I agreed to the request for the Saturday afternoon piecrust lesson, and Carla and I jumped into the process, she eager to add another skill to her repertoire, I just happy to have something to share with her.  I showed her how to use the pastry blender to integrate flour and shortening, how to add cold water bit by bit, how to work the resulting mass into soft dough and how to coax a smooth, even product from the dough with the aid of one of my most-treasured possessions: my thirty-year-old wooden rolling pin.  
And as we worked, we talked.  About husbands, about professions, about friends, about life. We relived experiences from pages of our own family history and speculated on the future.  We shared dreams and exchanged opinions on everything from the imminent presidential race to hybrid cars. 
And as the time passed, the pie shell moved from the counter to the baking dish, and we spent a few minutes on fluting techniques and ways to control the color of the crust as it bakes. We decided on a chicken-spinach quiche to fill the shell, and we cleaned the kitchen as it baked.  She left as the sun set, her half of the quiche resting in foil on the floorboard, dinner for her and James.  
It really never was about the piecrust.  It was about a mother and daughter spending time together, reinforcing the structure on which family is built.  And about revisiting those important moments that give us hope for the days ahead.  When she opens her birthday present – a pastry blender, a collection of cookie cutters, and her own heavy wooden rolling pin – I hope the memories of our afternoon together drift up from the tissue paper as well.

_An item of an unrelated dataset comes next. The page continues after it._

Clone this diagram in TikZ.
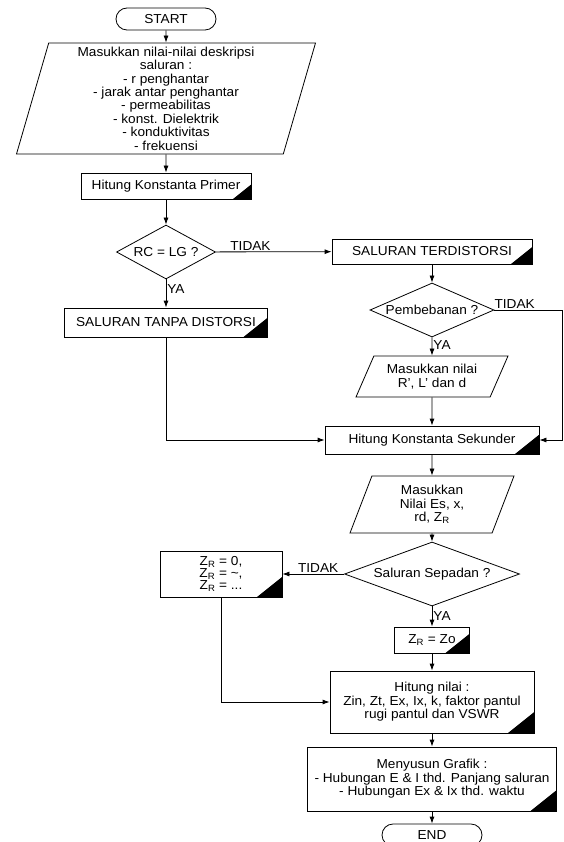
\documentclass[tikz,border=0pt]{standalone}
\usepackage{fontspec}
\setmainfont{Liberation Sans}[FakeStretch=1.05]
\usetikzlibrary{shapes.geometric, shapes.misc, arrows.meta}

\begin{document}
\begin{tikzpicture}
		[x=1pt, y=-1pt, line width=0.8pt,
		every node/.style={font=\fontsize{13}{13.4}\selectfont, align=center},
		terminal/.style={draw, rounded rectangle, minimum width=102, minimum height=22, inner sep=1pt},
		inbox/.style={draw, trapezium, trapezium left angle=#1, trapezium right angle={180-#1}, trapezium stretches body, inner sep=1pt},
		procbox/.style={draw, rectangle, inner sep=1pt, path picture={\fill (path picture bounding box.south east) -- ++(-#1,0) -- ++(#1,-0.8*#1) -- cycle;}},
		procbox/.default=24,
		decision/.style={draw, diamond, aspect=2.3, inner sep=0pt},
		flow/.style={-{Latex[length=7pt, width=5pt]}},
		lbl/.style={inner sep=1pt}]
		\useasboundingbox (0,0) rectangle (563,842);
		\node[terminal] (start) at (166,19) {START};
		\node[inbox=73, minimum width=299, minimum height=111] (masuk) at (166,98.5) {Masukkan nilai-nilai deskripsi\\saluran :\\- r penghantar\\- jarak antar penghantar\\- permeabilitas\\- konst. Dielektrik\\- konduktivitas\\- frekuensi};
		\node[procbox=18, minimum width=170, minimum height=26] (primer) at (166,186) {Hitung Konstanta Primer};
		\node[decision, minimum width=99, minimum height=54] (rclg) at (166,252) {RC = LG ?};
		\node[procbox=21, minimum width=200, minimum height=25] (terdis) at (432,251.5) {SALURAN TERDISTORSI};
		\node[procbox, minimum width=203, minimum height=29] (tanpa) at (166,322.5) {SALURAN TANPA DISTORSI};
		\node[decision, minimum width=124, minimum height=54] (beban) at (432,310) {Pembebanan ?};
		\coordinate (kanan) at (562,310);
		\node[inbox=56, minimum width=152, minimum height=41] (nilai) at (432,376.5) {Masukkan nilai\\R', L' dan d};
		\node[procbox, minimum width=214, minimum height=28] (sekunder) at (432,440) {Hitung Konstanta Sekunder};
		\node[inbox=61.5, minimum width=164, minimum height=57] (nilaies) at (432,504.5) {Masukkan\\Nilai Es, x,\\rd, Z\textsubscript{R}};
		\node[decision, minimum width=175, minimum height=64] (sepadan) at (432,574) {Saluran Sepadan ?};
		\node[procbox=25, minimum width=122, minimum height=46, font=\fontsize{13}{12}\selectfont] (zr) at (221,574) {Z\textsubscript{R} = 0,\\Z\textsubscript{R} = \textasciitilde,\\Z\textsubscript{R} = ...};
		\node[procbox, minimum width=75, minimum height=26] (zo) at (432,640) {Z\textsubscript{R} = Zo};
		\node[procbox=26, minimum width=204, minimum height=62] (hitung) at (432,702) {Hitung nilai :\\Zin, Zt, Ex, Ix, k, faktor pantul\\rugi pantul dan VSWR};
		\node[procbox=26, minimum width=249, minimum height=64] (grafik) at (432,779) {Menyusun Grafik :\\- Hubungan E \& I thd. Panjang saluran\\- Hubungan Ex \& Ix thd. waktu};
		\node[terminal] (end) at (432,835) {END};
	
		\draw[flow] (start) -- (masuk);
		\draw[flow] (masuk) -- (primer);
		\draw[flow] (primer) -- (rclg);
		\draw[flow] (rclg) -- node[lbl, pos=0.3, above] {TIDAK} (terdis);
		\draw[flow] (rclg) -- node[lbl, pos=0.35, right] {YA} (tanpa);
		\draw[flow] (terdis) -- (beban);
		\draw[flow] (beban) -- node[lbl, pos=0.4, right] {YA} (nilai);
		\draw[flow] (beban) -- node[lbl, pos=0.3, above] {TIDAK} (kanan) |- (sekunder);
		\draw[flow] (nilai) -- (sekunder);
		\draw[flow] (tanpa) |- (sekunder);
		\draw[flow] (sekunder) -- (nilaies);
		\draw[flow] (nilaies) -- (sepadan);
		\draw[flow] (sepadan) -- node[lbl, pos=0.42, above] {TIDAK} (zr);
		\draw[flow] (sepadan) -- node[lbl, pos=0.5, right] {YA} (zo);
		\draw[flow] (zo) -- (hitung);
		\draw[flow] (zr) |- (hitung);
		\draw[flow] (hitung) -- (grafik);
		\draw[flow] (grafik) -- (end);
	\end{tikzpicture}
\end{document}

I love you mom! Thanks for ALL the lessons, not just the pie crust one :)


Below is my mom, Living United!




2 comments:

AimeeB said...

We have THE coolest mom in the world!!!!

Mrs. Bianca said...

I've never posted a comment on here, but I just had to on this one. As a new mother myself, I can relate to your mom and her words resonate through me and I hope that someday I can share similar techniques that I learned in home ec., from my mother, and grandmother with my daughter. You are very lucky to have that!